Distributed Augmentation, Hypersweeps, and Branch Decomposition of Contour Trees for Scientific Exploration

TL;DR

This work introduces distributed algorithms for augmentation, hypersweeps, and branch decomposition that enable parallel computation of geometric properties, and support the use of distributed contour trees as query structures for scientific exploration.

Abstract

Contour trees describe the topology of level sets in scalar fields and are widely used in topological data analysis and visualization. A main challenge of utilizing contour trees for large-scale scientific data is their computation at scale using high-performance computing. To address this challenge, recent work has introduced distributed hierarchical contour trees for distributed computation and storage of contour trees. However, effective use of these distributed structures in analysis and visualization requires subsequent computation of geometric properties and branch decomposition to support contour extraction and exploration.

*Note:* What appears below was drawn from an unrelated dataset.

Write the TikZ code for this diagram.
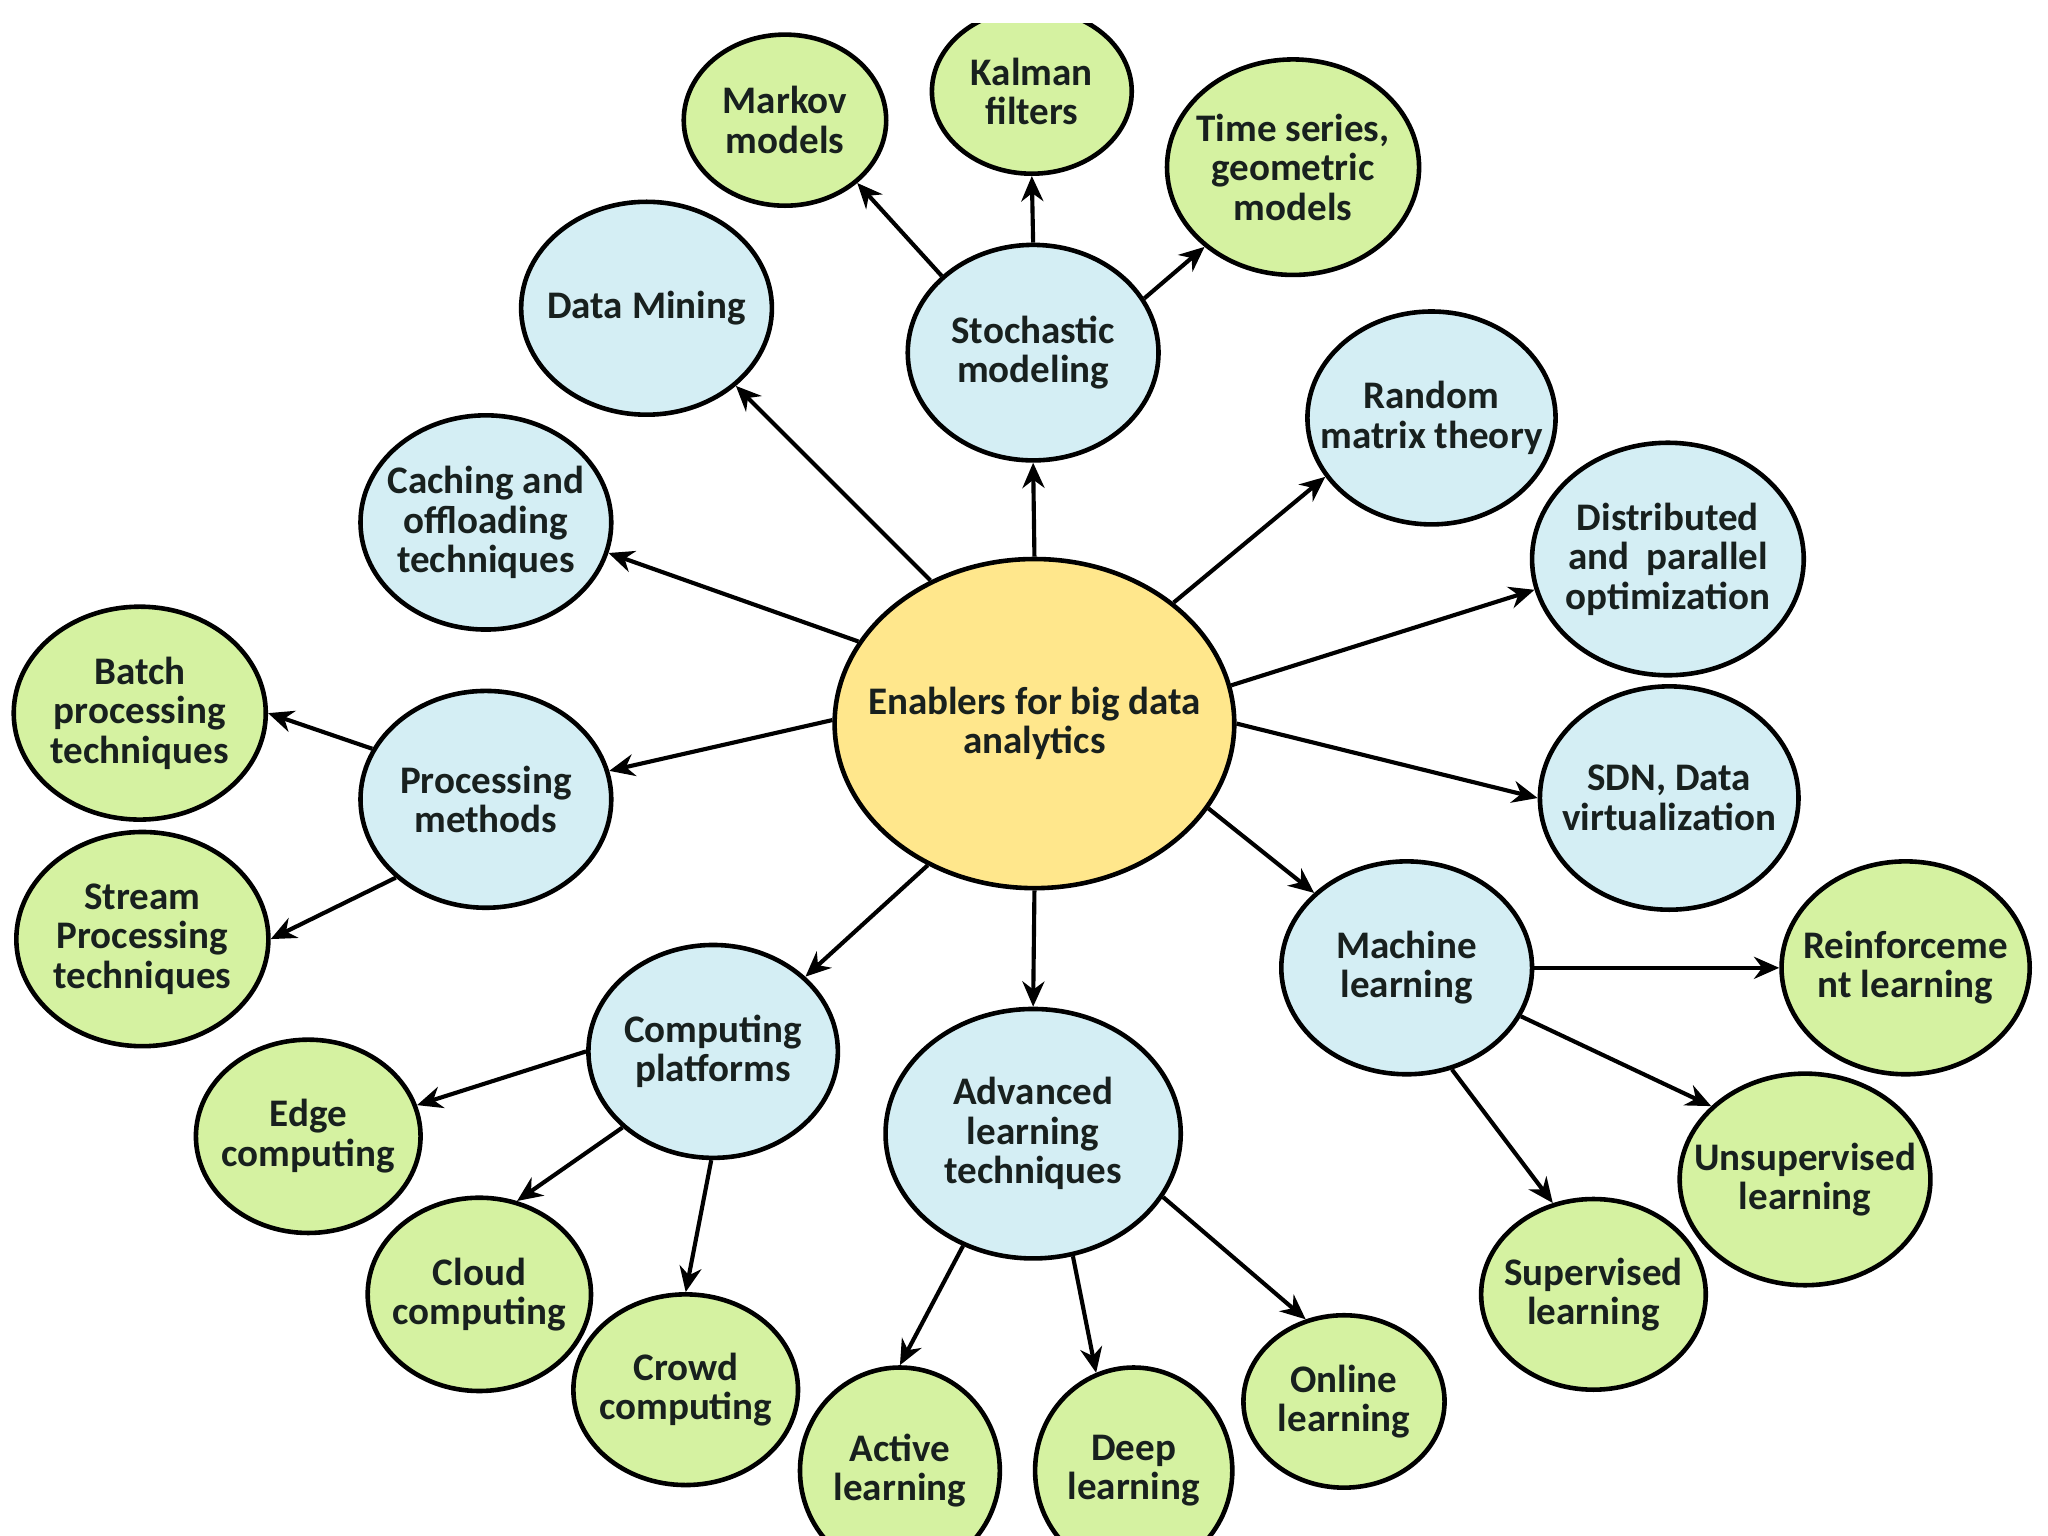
\documentclass[tikz,border=0pt]{standalone}
\usepackage{fontspec}
\setmainfont{Carlito}
\usetikzlibrary{shapes.geometric,arrows.meta}
\definecolor{azulclaro}{RGB}{212,238,244}
\definecolor{verdeclaro}{RGB}{213,242,161}
\definecolor{amarillo}{RGB}{255,231,140}
\definecolor{tinta}{RGB}{24,32,30}

\begin{document}
\begin{tikzpicture}[x=0.01cm, y=-0.01cm,
    burbuja/.style={ellipse, draw=black, line width=1pt, inner sep=-10pt, align=center,
        text=tinta, font=\fontsize{8.5}{8.6}\selectfont\bfseries},
    azul/.style={burbuja, fill=azulclaro},
    verde/.style={burbuja, fill=verdeclaro},
    talla/.style 2 args={minimum width=#1*0.01cm, minimum height=#2*0.01cm},
    flecha/.style={line width=0.9pt, -{Stealth[length=5.5pt, width=4.8pt]}}]
    \useasboundingbox (0,0) rectangle (1568,1176);
    \clip (0,18) rectangle (1568,1176);

    % Centro
    \node[burbuja, fill=amarillo, talla={306}{252}] (cen) at (792,554) {Enablers for big data\\analytics};

    % Primer nivel
    \node[azul, talla={192}{165}] (sto) at (791,270) {Stochastic\\modeling};
    \node[azul, talla={192}{163}] (dm) at (495,236) {Data Mining};
    \node[azul, talla={192}{164}] (cac) at (372,400) {Caching and\\offloading\\techniques};
    \node[azul, talla={192}{166}] (pro) at (372,612) {Processing\\methods};
    \node[azul, talla={191}{163}] (com) at (546,805) {Computing\\platforms};
    \node[azul, talla={226}{191}] (adv) at (791,868) {Advanced\\learning\\techniques};
    \node[azul, talla={192}{163}] (mac) at (1077,741) {Machine\\learning};
    \node[azul, talla={198}{171}] (sdn) at (1278,611) {SDN, Data\\virtualization};
    \node[azul, talla={208}{178}] (dis) at (1277,428) {Distributed\\and~~parallel\\optimization};
    \node[azul, talla={190}{163}] (ran) at (1096,320) {Random\\matrix theory};

    % Segundo nivel
    \node[verde, talla={155}{131}] (mar) at (601,92) {Markov\\models};
    \node[verde, talla={153}{126}] (kal) at (790,70) {Kalman\\filters};
    \node[verde, talla={193}{165}] (tim) at (990,128) {Time series,\\geometric\\models};
    \node[verde, talla={193}{163}] (bat) at (107,546) {Batch\\processing\\techniques};
    \node[verde, talla={193}{164}] (str) at (109,719) {Stream\\Processing\\techniques};
    \node[verde, talla={172}{148}] (edg) at (236,870) {Edge\\computing};
    \node[verde, talla={171}{148}] (clo) at (367,991) {Cloud\\computing};
    \node[verde, talla={172}{146}] (cro) at (525,1064) {Crowd\\computing};
    \node[verde, talla={153}{158}] (act) at (689,1126) {Active\\learning};
    \node[verde, talla={151}{158}] (dee) at (868,1126) {Deep\\learning};
    \node[verde, talla={154}{132}] (onl) at (1029,1073) {Online\\learning};
    \node[verde, talla={172}{146}] (sup) at (1220,991) {Supervised\\learning};
    \node[verde, talla={192}{162}] (uns) at (1382,903) {Unsupervised\\learning};
    \node[verde, talla={190}{163}] (rei) at (1459,741) {Reinforceme\\nt learning};

    % Flechas desde el centro
    \foreach \ini/\fin in {cen.north/sto.south, cen.126/dm.-41, cen.155/cac.-14,
        cen.179/pro.13, cen.-127/com.39, cen.south/adv.north, cen.-26/mac.141,
        cen.east/sdn.west, cen.11/dis.-167, cen.41/ran.-151} {
        \draw[flecha] (\ini) -- (\fin);
    }

    % Flechas del segundo nivel
    \foreach \ini/\fin in {sto.140/mar.-41, sto.north/kal.south, sto.26/tim.-138,
        pro.156/bat.east, pro.-139/str.east,
        com.west/edg.16, com.-140/clo.68, com.-91/cro.north,
        adv.-122/act.north, adv.-72/dee.111, adv.-26/onl.115,
        mac.east/rei.west, mac.-23/uns.142, mac.-66/sup.114} {
        \draw[flecha] (\ini) -- (\fin);
    }
\end{tikzpicture}
\end{document}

In this work, we introduce distributed algorithms for augmentation, hypersweeps, and branch decomposition that enable parallel computation of geometric properties, and support the use of distributed contour trees as query structures for scientific exploration. We evaluate the parallel performance of these algorithms and apply them to identify and extract important contours for scientific visualization.

Figures (14)

• Figure 1: A contour tree (right) and global topological zones (left) for Vancouver. Data values on the underlying 2D simplicial mesh are shown, with supernodes shown as hollow circles, and topological zones as colored bands matching the superarcs in the contour tree. Letters indicate sort order due to the simulation of simplicity. The branch decomposition by approximated areas is shown on the right by line thickness, with $91-0a$ as the main branch, $4d-1d$ as the secondary branch, and all other superarcs forming individual branches (i.e, minor branches).
• Figure 2: Distributed hierarchical contour trees for \ref{['fig:vancouver-unitary']}. Each block (rank) stores the subset of the global contour tree for all contours that pass through the block: the global contour tree is therefore the union of the individual trees. Prior to augmentation, subtrees restricted to a child block are not represented on other blocks. In the augmented version, attachment points for child subtrees are explicitly represented on all blocks sharing the superarc. The augmentation allows correct prefix scans but increases communication cost and memory footprints. Note that superarcs are assumed to be oriented towards the root $1d$, and are labelled by their source supernode.
• Figure 3: Swap sequence for augmentation. Ranks swap their list of attachments with their partners until all ranks have the full list of attachment points to insert along each shared superarc on the rank.
• Figure 4: Distributed hypersweep for subtree node count. Each block uses prefix sums to count regular nodes in each zone, omitting nodes shared with blocks with higher block ID (white lettering in \ref{['fig:vancouver-blockwise']}). Each block then performs a hypersweep to compute the contribution to the subtree size. Blocks then sum region sizes in the same fan-in used for the trees.
• Figure 5: An example for contour extraction. Critical points are labeled with lower case letters, and contours with upper case letters.